begin MATERIAL TO PROCESS
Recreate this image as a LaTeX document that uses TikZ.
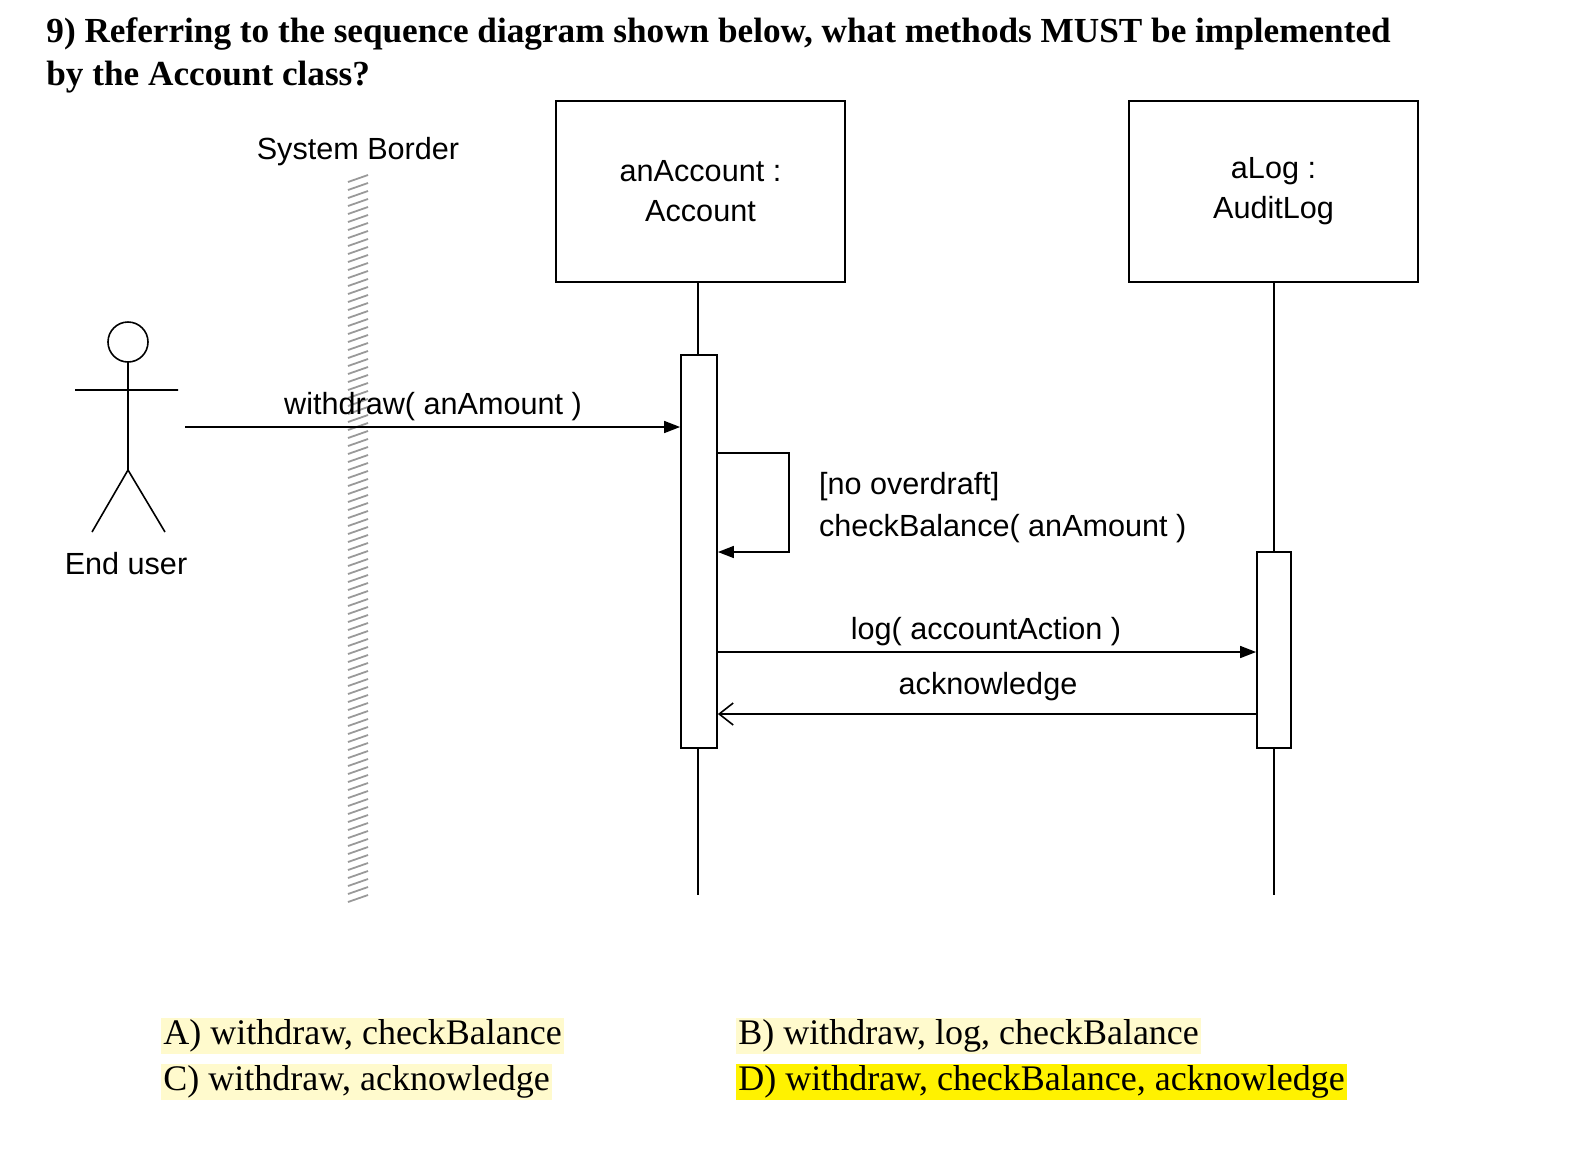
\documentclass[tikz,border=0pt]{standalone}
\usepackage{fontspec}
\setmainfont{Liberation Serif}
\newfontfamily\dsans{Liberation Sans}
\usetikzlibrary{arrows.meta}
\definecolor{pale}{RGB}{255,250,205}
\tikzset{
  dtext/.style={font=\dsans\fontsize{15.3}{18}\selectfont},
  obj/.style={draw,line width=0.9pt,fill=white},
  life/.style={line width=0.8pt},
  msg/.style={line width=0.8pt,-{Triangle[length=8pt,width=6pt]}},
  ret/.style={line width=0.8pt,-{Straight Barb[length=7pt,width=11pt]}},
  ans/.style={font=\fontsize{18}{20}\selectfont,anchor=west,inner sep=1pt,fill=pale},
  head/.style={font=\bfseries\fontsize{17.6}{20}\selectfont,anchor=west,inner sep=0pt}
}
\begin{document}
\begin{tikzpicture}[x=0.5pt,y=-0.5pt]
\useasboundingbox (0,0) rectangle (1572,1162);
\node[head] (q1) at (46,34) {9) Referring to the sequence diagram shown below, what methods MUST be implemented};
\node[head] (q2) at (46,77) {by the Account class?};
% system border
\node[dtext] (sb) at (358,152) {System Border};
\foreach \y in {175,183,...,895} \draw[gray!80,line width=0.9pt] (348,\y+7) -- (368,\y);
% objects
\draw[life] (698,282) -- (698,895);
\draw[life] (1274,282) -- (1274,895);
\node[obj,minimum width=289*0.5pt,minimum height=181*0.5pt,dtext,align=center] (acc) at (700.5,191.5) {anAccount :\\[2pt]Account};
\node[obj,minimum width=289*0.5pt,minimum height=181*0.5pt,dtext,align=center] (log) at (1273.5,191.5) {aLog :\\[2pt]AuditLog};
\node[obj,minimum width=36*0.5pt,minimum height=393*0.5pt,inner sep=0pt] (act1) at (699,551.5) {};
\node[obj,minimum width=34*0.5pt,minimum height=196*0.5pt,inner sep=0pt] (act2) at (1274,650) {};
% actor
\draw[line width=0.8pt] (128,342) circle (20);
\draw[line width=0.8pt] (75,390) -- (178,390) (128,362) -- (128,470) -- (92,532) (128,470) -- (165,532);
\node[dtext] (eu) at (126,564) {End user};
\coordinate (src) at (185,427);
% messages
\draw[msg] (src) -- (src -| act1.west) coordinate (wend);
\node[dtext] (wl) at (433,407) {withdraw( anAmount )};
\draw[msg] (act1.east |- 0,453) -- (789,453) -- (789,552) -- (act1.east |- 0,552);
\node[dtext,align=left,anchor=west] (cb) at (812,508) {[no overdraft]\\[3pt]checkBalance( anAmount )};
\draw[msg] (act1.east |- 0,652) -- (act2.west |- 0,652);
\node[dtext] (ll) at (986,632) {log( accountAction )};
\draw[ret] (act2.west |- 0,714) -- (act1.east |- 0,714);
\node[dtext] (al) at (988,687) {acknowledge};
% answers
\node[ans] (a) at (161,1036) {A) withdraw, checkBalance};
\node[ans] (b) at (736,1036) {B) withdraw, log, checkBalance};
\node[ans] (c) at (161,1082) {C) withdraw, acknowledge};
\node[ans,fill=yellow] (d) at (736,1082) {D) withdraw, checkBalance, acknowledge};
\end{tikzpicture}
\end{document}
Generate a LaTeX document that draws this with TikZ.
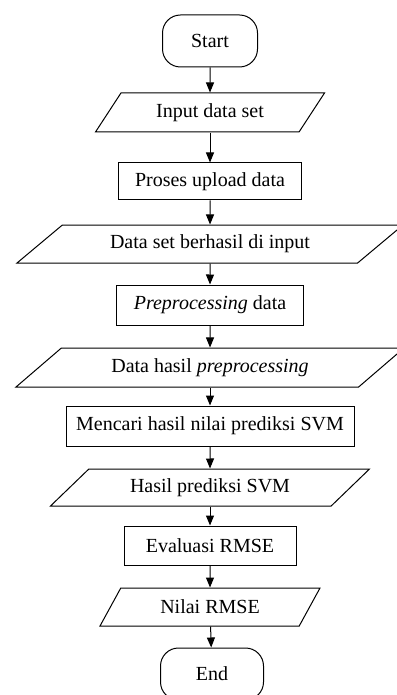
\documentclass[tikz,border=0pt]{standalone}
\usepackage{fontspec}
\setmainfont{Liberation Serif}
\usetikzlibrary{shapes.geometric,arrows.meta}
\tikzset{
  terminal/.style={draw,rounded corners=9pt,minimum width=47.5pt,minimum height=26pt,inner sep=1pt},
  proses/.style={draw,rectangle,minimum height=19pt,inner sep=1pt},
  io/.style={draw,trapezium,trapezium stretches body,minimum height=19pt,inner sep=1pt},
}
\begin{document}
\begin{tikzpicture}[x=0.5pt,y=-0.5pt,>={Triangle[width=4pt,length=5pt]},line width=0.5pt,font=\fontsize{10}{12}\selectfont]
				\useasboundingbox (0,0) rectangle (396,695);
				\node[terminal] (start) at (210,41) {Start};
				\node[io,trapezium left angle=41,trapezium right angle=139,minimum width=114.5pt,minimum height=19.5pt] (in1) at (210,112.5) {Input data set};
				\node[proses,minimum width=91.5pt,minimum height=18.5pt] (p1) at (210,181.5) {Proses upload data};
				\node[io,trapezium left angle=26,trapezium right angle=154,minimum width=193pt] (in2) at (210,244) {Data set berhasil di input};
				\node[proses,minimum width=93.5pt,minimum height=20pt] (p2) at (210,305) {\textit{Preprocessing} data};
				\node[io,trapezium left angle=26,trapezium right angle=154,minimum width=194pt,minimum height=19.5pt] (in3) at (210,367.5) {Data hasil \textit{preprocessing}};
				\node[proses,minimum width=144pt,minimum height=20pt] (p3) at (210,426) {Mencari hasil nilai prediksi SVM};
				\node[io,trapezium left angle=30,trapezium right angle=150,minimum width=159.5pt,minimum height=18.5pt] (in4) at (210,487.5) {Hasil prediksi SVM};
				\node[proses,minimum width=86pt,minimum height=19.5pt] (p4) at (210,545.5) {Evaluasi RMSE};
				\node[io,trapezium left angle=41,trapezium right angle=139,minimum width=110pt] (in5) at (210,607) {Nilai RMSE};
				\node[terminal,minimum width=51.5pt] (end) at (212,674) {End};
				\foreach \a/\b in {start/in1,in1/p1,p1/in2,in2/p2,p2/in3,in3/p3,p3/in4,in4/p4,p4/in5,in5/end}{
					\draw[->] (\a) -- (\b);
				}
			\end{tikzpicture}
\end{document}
end MATERIAL TO PROCESS
begin MATERIAL TO PROCESS
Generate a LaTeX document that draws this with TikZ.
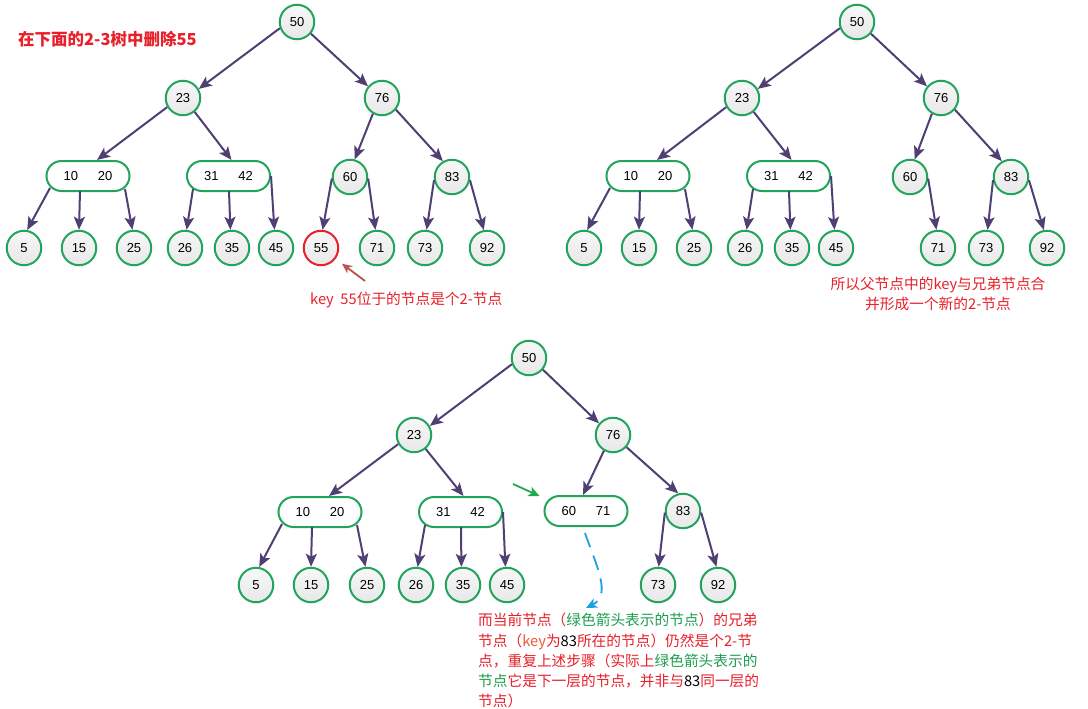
end MATERIAL TO PROCESS
begin MATERIAL TO PROCESS
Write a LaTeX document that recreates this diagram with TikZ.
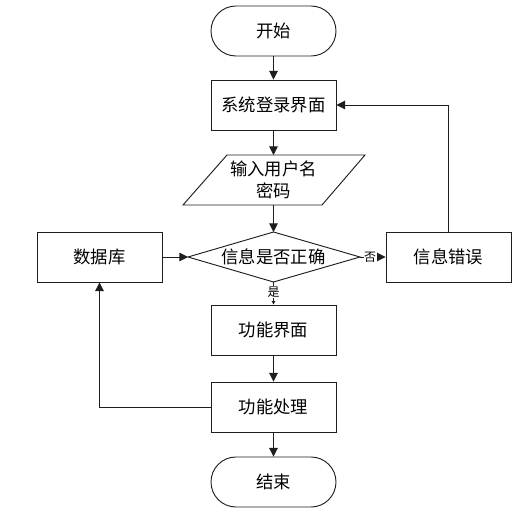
end MATERIAL TO PROCESS
EXERCISE REQUIREMENTS —
Look over the material above and show each line where "this" appears.

FULL ANSWER —
Recreate this image as a LaTeX document that uses TikZ.
Generate a LaTeX document that draws this with TikZ.
Generate a LaTeX document that draws this with TikZ.
Write a LaTeX document that recreates this diagram with TikZ.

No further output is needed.